Mancunian Alex Coulton kicks things off with his 2nd Drop debut (following a nice slab of wax on Hypercolour) in the form of the percussive workout Grande Swing. Fans will recognise Coulton’s off-grid beat patterns and spare arrangement, here coming together in a tough house flex made of metallic clanks, scifi synthwork and a range of nuanced effects that keep things interesting. More club material is supplied by Pedestrian, whose uncharacteristically straight Sliding Down Rainbows is a menacing assault of shuttering beats and a nasty bass bounce, bristling with impressively coherent sonic details and a softened two-note synth loop that adds a key melodic element. Later penultimate inclusion Daphne marks South London Ordnance’s return to the label, with a tough techy exercise typically focused on the low-end.

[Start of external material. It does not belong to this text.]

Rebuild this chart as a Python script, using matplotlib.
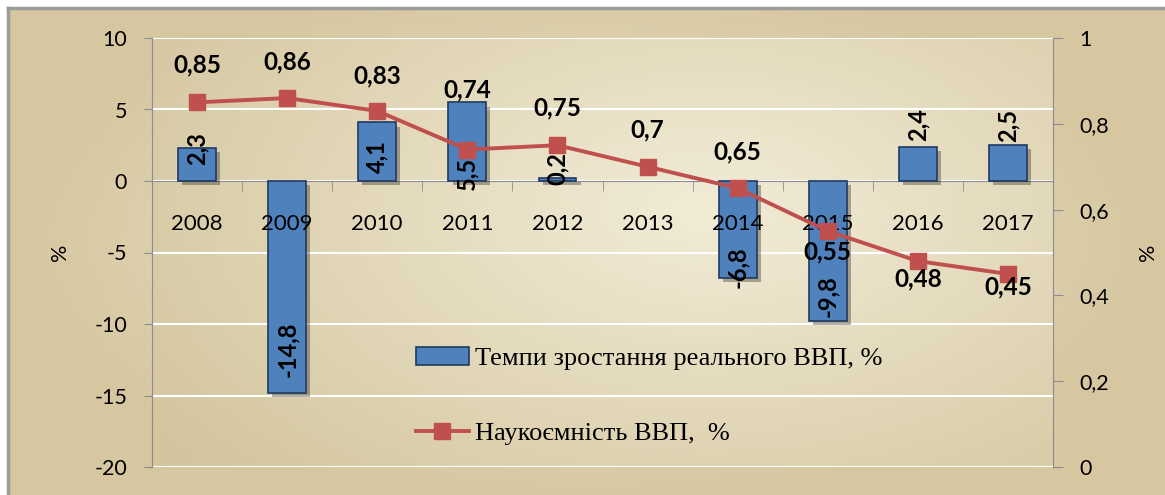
import numpy as np
import matplotlib
matplotlib.use("Agg")
import matplotlib.pyplot as plt
import matplotlib.patheffects as pe
from matplotlib.lines import Line2D
from matplotlib.patches import Patch

# ---- data ----
years = ["2008", "2009", "2010", "2011", "2012", "2013", "2014", "2015", "2016", "2017"]
gdp_growth = [2.3, -14.8, 4.1, 5.5, 0.2, np.nan, -6.8, -9.8, 2.4, 2.5]
gdp_growth_labels = ["2,3", "-14,8", "4,1", "5,5", "0,2", "", "-6,8", "-9,8", "2,4", "2,5"]
rd_intensity = [0.85, 0.86, 0.83, 0.74, 0.75, 0.70, 0.65, 0.55, 0.48, 0.45]
rd_labels = ["0,85", "0,86", "0,83", "0,74", "0,75", "0,7", "0,65", "0,55", "0,48", "0,45"]
left_ticks = [10, 5, 0, -5, -10, -15, -20]
right_ticks = [1, 0.8, 0.6, 0.4, 0.2, 0]
right_tick_labels = ["1", "0,8", "0,6", "0,4", "0,2", "0"]
legend_bar = "Темпи зростання реального ВВП, %"
legend_line = "Наукоємність ВВП,  %"

# ---- layout (label offsets in pixels, style only) ----
bar_label_off = [0, 43, -34, -71, 10, 0, 11, 25, 22, 20]
line_label_off = [37, 36, 35, 60, 37, 37, 36, -21, -18, -13]

W, H = 1165, 495
fig = plt.figure(figsize=(W / 100, H / 100), dpi=100)
fig.patch.set_facecolor("white")
px = 0.72  # points per pixel at 100 dpi

# background gradient for chart area
bg = fig.add_axes([8 / W, 0, 1 - 8 / W, 1 - 8 / H], zorder=-10)
gx = np.linspace(-1, 1, 300)
gy = np.linspace(-1, 1, 150)
X, Y = np.meshgrid(gx, gy)
r = np.clip(np.sqrt((X / 1.0) ** 2 + ((Y - 0.05) / 1.1) ** 2), 0, 1)
c_in = np.array([238, 230, 205]) / 255
c_out = np.array([214, 199, 160]) / 255
img = c_in[None, None, :] * (1 - r[..., None]) + c_out[None, None, :] * r[..., None]
bg.imshow(img, aspect="auto", extent=[0, 1, 0, 1], origin="lower")
bg.set_xlim(0, 1)
bg.set_ylim(0, 1)
bg.axis("off")
fig.add_artist(Line2D([8 / W, 1], [1 - 8 / H, 1 - 8 / H], transform=fig.transFigure,
                      color="#9C9C9C", lw=2.5))
fig.add_artist(Line2D([8 / W, 8 / W], [0, 1 - 8 / H], transform=fig.transFigure,
                      color="#9C9C9C", lw=2.5))

L, R, T, B = 152, 1053, 38, 467
ax = fig.add_axes([L / W, 1 - B / H, (R - L) / W, (B - T) / H])

gx2 = np.linspace(0, 1, 300)
gy2 = np.linspace(0, 1, 150)
X2, Y2 = np.meshgrid(gx2, gy2)
r2 = np.clip(np.sqrt(((X2 - 0.62) / 0.75) ** 2 + ((Y2 - 0.6) / 0.9) ** 2), 0, 1)
c2_in = np.array([242, 236, 215]) / 255
c2_out = np.array([212, 197, 158]) / 255
img2 = c2_in[None, None, :] * (1 - r2[..., None]) + c2_out[None, None, :] * r2[..., None]
ax.imshow(img2, aspect="auto", extent=[-0.5, 9.5, -20, 10], origin="lower", zorder=0)
ax.set_xlim(-0.5, 9.5)
ax.set_ylim(-20, 10)

for y in left_ticks:
    ax.axhline(y, color="white", lw=1.5, zorder=1)

x = np.arange(len(years))
bars = ax.bar(x, gdp_growth, width=0.42, color="#4F81BD", edgecolor="#1F3A60",
              linewidth=1.2, zorder=3)
for b in bars:
    b.set_path_effects([pe.SimplePatchShadow(offset=(3, -3), shadow_rgbFace="black", alpha=0.3),
                        pe.Normal()])

tfont = "Lato"
for xi, v, lab, off in zip(x, gdp_growth, gdp_growth_labels, bar_label_off):
    if not lab:
        continue
    ax.annotate(lab, (xi, v), xytext=(0, off * px), textcoords="offset points",
                ha="center", va="center", rotation=90, fontsize=17,
                fontweight="bold", family=tfont, color="black", zorder=6)

for s in ["top", "right"]:
    ax.spines[s].set_visible(False)
ax.spines["bottom"].set_position(("data", 0))
ax.spines["bottom"].set_color("#8C8C8C")
ax.spines["left"].set_color("#8C8C8C")
ax.spines["bottom"].set_zorder(2)
ax.set_yticks(left_ticks)
ax.set_yticklabels([str(t) for t in left_ticks], family=tfont, fontsize=15.5)
ax.tick_params(axis="y", length=6, color="#8C8C8C", pad=12)
ax.set_xticks(x)
ax.set_xticklabels(years, family=tfont, fontsize=16)
ax.set_xticks(np.arange(-0.5, 10, 1), minor=True)
ax.tick_params(axis="x", which="major", length=0, pad=24)
ax.tick_params(axis="x", which="minor", length=7, color="#8C8C8C", direction="out")
ax.xaxis.set_zorder(4.5)

ax2 = ax.twinx()
ax2.set_ylim(0, 1)
for s in ["top", "left", "bottom"]:
    ax2.spines[s].set_visible(False)
ax2.spines["right"].set_color("#8C8C8C")
ax2.set_yticks(right_ticks)
ax2.set_yticklabels(right_tick_labels, family=tfont, fontsize=15.5)
ax2.tick_params(axis="y", length=7, color="#8C8C8C", pad=12)

ax2.plot(x, rd_intensity, color="#C0504D", lw=2.8, marker="s", markersize=12,
         markerfacecolor="#C0504D", markeredgecolor="#C0504D", zorder=5)
for xi, v, lab, off in zip(x, rd_intensity, rd_labels, line_label_off):
    ax2.annotate(lab, (xi, v), xytext=(0, off * px), textcoords="offset points",
                 ha="center", va="center", fontsize=17.5, fontweight="bold",
                 family=tfont, color="black", zorder=6)

fig.text(60 / W, 1 - 252 / H, "%", rotation=90, ha="center", va="center",
         family=tfont, fontsize=15.5)
fig.text(1148 / W, 1 - 252 / H, "%", rotation=90, ha="center", va="center",
         family=tfont, fontsize=15.5)

handles = [Patch(facecolor="#4F81BD", edgecolor="#1F3A60", linewidth=1.2),
           Line2D([], [], color="#C0504D", lw=2.8, marker="s", markersize=12)]
leg = ax2.legend(handles, [legend_bar, legend_line], loc="upper left",
                 bbox_to_anchor=(416 / W, 1 - 347 / H), bbox_transform=fig.transFigure,
                 frameon=False, borderpad=0, borderaxespad=0,
                 prop={"family": "Liberation Serif", "size": 19},
                 labelspacing=1.95, handlelength=2.0, handletextpad=0.25)

fig.savefig("out.png", dpi=100)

Low-key house cuts with the requisite RnB vocal snips are provided by Youandewan and Last Magpie, a pair of producers who have both honed their atmospheric cuts down to a tee in the last few years. Youandewan’s Faith comes out as the more impressive number, breathing life into a familiar sample. Here he follows up a tasteful EP on Hypercolour with a spacious 9-minute odyssey of misty synthwork, rattling percussive accents and mood to spare. Last Magpie takes a similar approach on the downbeat Without You, all rattling 2step, ghosted vocals and dubbed-out synth stabs, but without Youandewan’s effortless knack for atmosphere, his contribution ends up lacking a real sense of progression.

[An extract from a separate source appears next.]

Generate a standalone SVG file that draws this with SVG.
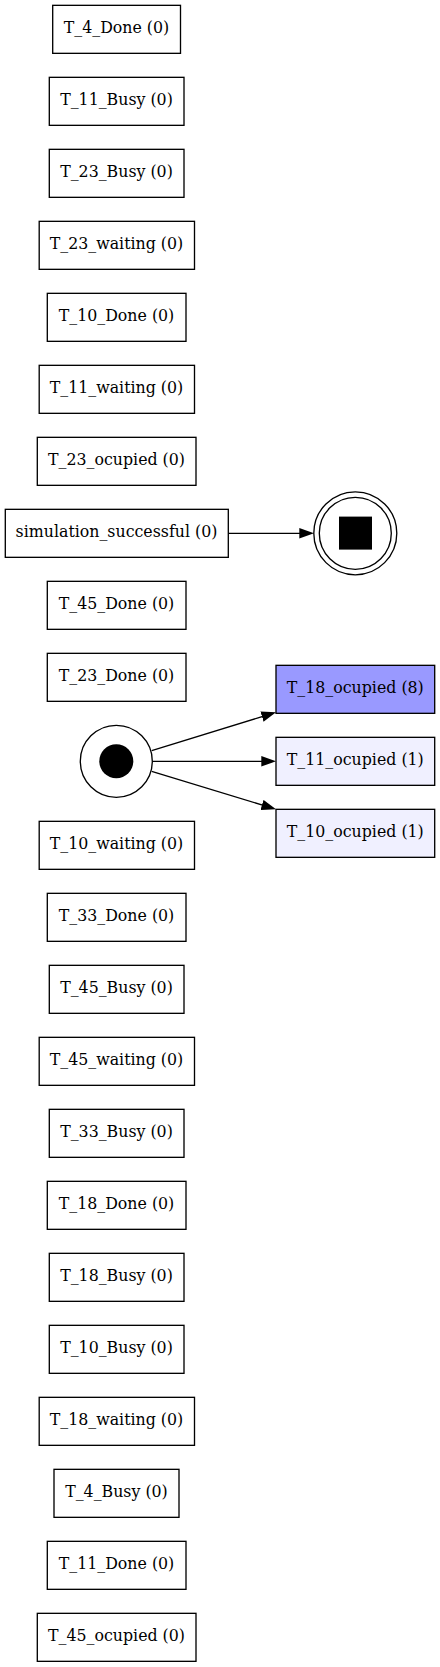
<svg xmlns="http://www.w3.org/2000/svg" width="440" height="1667" viewBox="0 0 440 1667">
<style>
.b{fill:#fff;stroke:#000;stroke-width:1.33;transform:translate(0,.33px)}
.t{font-family:"DejaVu Serif",serif;font-size:15.8px;text-anchor:middle;fill:#000}
.e{stroke:#000;stroke-width:1.33;fill:none;marker-end:url(#a)}
.c{fill:none;stroke:#000;stroke-width:1.33}
</style>
<defs><marker id="a" markerUnits="userSpaceOnUse" markerWidth="15" markerHeight="11" refX="10.7" refY="5.5" orient="auto"><path d="M0,0.2L14.7,5.5L0,10.8z" fill="#000"/></marker></defs>
<rect width="440" height="1667" fill="#fff"/>
<g id="connectors">
<line class="e" x1="228.3" y1="533.3" x2="310" y2="533.3"/>
<line class="e" x1="151.7" y1="750.7" x2="272.2" y2="713.5"/>
<line class="e" x1="152.5" y1="761.3" x2="272" y2="761.3"/>
<line class="e" x1="151.7" y1="771.3" x2="272.2" y2="808.1"/>
</g>
<g id="n1"><rect class="b" x="52.7" y="5" width="127.8" height="48"/><text class="t" x="116.5" y="33.3">T_4_Done (0)</text></g>
<g id="n2"><rect class="b" x="49.3" y="77" width="134.7" height="48"/><text class="t" x="116.5" y="105.3">T_11_Busy (0)</text></g>
<g id="n3"><rect class="b" x="49.3" y="149" width="134.7" height="48"/><text class="t" x="116.5" y="177.3">T_23_Busy (0)</text></g>
<g id="n4"><rect class="b" x="39.2" y="221" width="155.3" height="48"/><text class="t" x="116.5" y="249.3">T_23_waiting (0)</text></g>
<g id="n5"><rect class="b" x="47.3" y="293" width="138.7" height="48"/><text class="t" x="116.5" y="321.3">T_10_Done (0)</text></g>
<g id="n6"><rect class="b" x="39.2" y="365" width="155.3" height="48"/><text class="t" x="116.5" y="393.3">T_11_waiting (0)</text></g>
<g id="n7"><rect class="b" x="37.3" y="437" width="158.7" height="48"/><text class="t" x="116.5" y="465.3">T_23_ocupied (0)</text></g>
<g id="n8"><rect class="b" x="5.3" y="509" width="223" height="48"/><text class="t" x="116.5" y="537.3">simulation_successful (0)</text></g>
<g id="n9"><rect class="b" x="47.3" y="581" width="138.7" height="48"/><text class="t" x="116.5" y="609.3">T_45_Done (0)</text></g>
<g id="n10"><rect class="b" x="47.3" y="653" width="138.7" height="48"/><text class="t" x="116.5" y="681.3">T_23_Done (0)</text></g>
<g id="n11"><rect class="b" x="39.2" y="821" width="155.3" height="48"/><text class="t" x="116.5" y="849.3">T_10_waiting (0)</text></g>
<g id="n12"><rect class="b" x="47.3" y="893" width="138.7" height="48"/><text class="t" x="116.5" y="921.3">T_33_Done (0)</text></g>
<g id="n13"><rect class="b" x="49.3" y="965" width="134.7" height="48"/><text class="t" x="116.5" y="993.3">T_45_Busy (0)</text></g>
<g id="n14"><rect class="b" x="39.2" y="1037" width="155.3" height="48"/><text class="t" x="116.5" y="1065.3">T_45_waiting (0)</text></g>
<g id="n15"><rect class="b" x="49.3" y="1109" width="134.7" height="48"/><text class="t" x="116.5" y="1137.3">T_33_Busy (0)</text></g>
<g id="n16"><rect class="b" x="47.3" y="1181" width="138.7" height="48"/><text class="t" x="116.5" y="1209.3">T_18_Done (0)</text></g>
<g id="n17"><rect class="b" x="49.3" y="1253" width="134.7" height="48"/><text class="t" x="116.5" y="1281.3">T_18_Busy (0)</text></g>
<g id="n18"><rect class="b" x="49.3" y="1325" width="134.7" height="48"/><text class="t" x="116.5" y="1353.3">T_10_Busy (0)</text></g>
<g id="n19"><rect class="b" x="39.2" y="1397" width="155.3" height="48"/><text class="t" x="116.5" y="1425.3">T_18_waiting (0)</text></g>
<g id="n20"><rect class="b" x="54" y="1469" width="125" height="48"/><text class="t" x="116.5" y="1497.3">T_4_Busy (0)</text></g>
<g id="n21"><rect class="b" x="47.3" y="1541" width="138.7" height="48"/><text class="t" x="116.5" y="1569.3">T_11_Done (0)</text></g>
<g id="n22"><rect class="b" x="37.3" y="1613" width="158.7" height="48"/><text class="t" x="116.5" y="1641.3">T_45_ocupied (0)</text></g>
<g id="n23"><rect class="b" x="276" y="665" width="158.7" height="48" style="fill:#9999ff"/><text class="t" x="355.3" y="693.3">T_18_ocupied (8)</text></g>
<g id="n24"><rect class="b" x="276" y="737" width="158.7" height="48" style="fill:#f0f0ff"/><text class="t" x="355.3" y="765.3">T_11_ocupied (1)</text></g>
<g id="n25"><rect class="b" x="276" y="809" width="158.7" height="48" style="fill:#f0f0ff"/><text class="t" x="355.3" y="837.3">T_10_ocupied (1)</text></g>
<g id="start"><circle class="c" cx="116.3" cy="761.3" r="36"/><circle cx="116.3" cy="761.3" r="17"/></g>
<g id="end"><circle class="c" cx="355.3" cy="533.3" r="41.5"/><circle class="c" cx="355.3" cy="533.3" r="36"/><rect x="339" y="516.6" width="33" height="33"/></g>
</svg>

The three remaining tracks are the odd ones out, the tunes that sidestepped expectations somewhat. LV enlist the honeyed reggae vocal chops of Dan Bowskill for a sensuous burner on Livin Up, where syrupy horns and soft vocal harmonies make for a surprising oasis amidst the compilation’s harder dance material. The closer is left to Manni Dee & Deft, who throw a curveball with the frantic workout of This One, The Art of the Possible. Despite the vocal sample’s discussion of garage and hardcore, this one is all about footwork, an impressively structured and distinctively British take on the genre.

While many of these are great offerings, 2nd Drop regular DjRum effortlessly steals the show with his phenomenal Blue On Blue (Voodoo). A stunning collage of pitch-perfect vocal and musical samples are twinned with growling bassweight and off-kilter rhythms, all patched together into a lush symphonic piece which descends in its finale quarter into a beautiful collision of dubbed-out vocals and operatic harmonies. Given time, Blue On Blue takes the proud place of a highlight among highlights. Overall there’s not much material here to challenge what we know as the 2nd Drop sound, Future Foundations is more a feat of consolidation, drawing together the label’s different styles and returning to some its past contributors. As such, it stands as a consistent and enjoyable dissection of one of London’s definite labels that clearly still has so much left to give.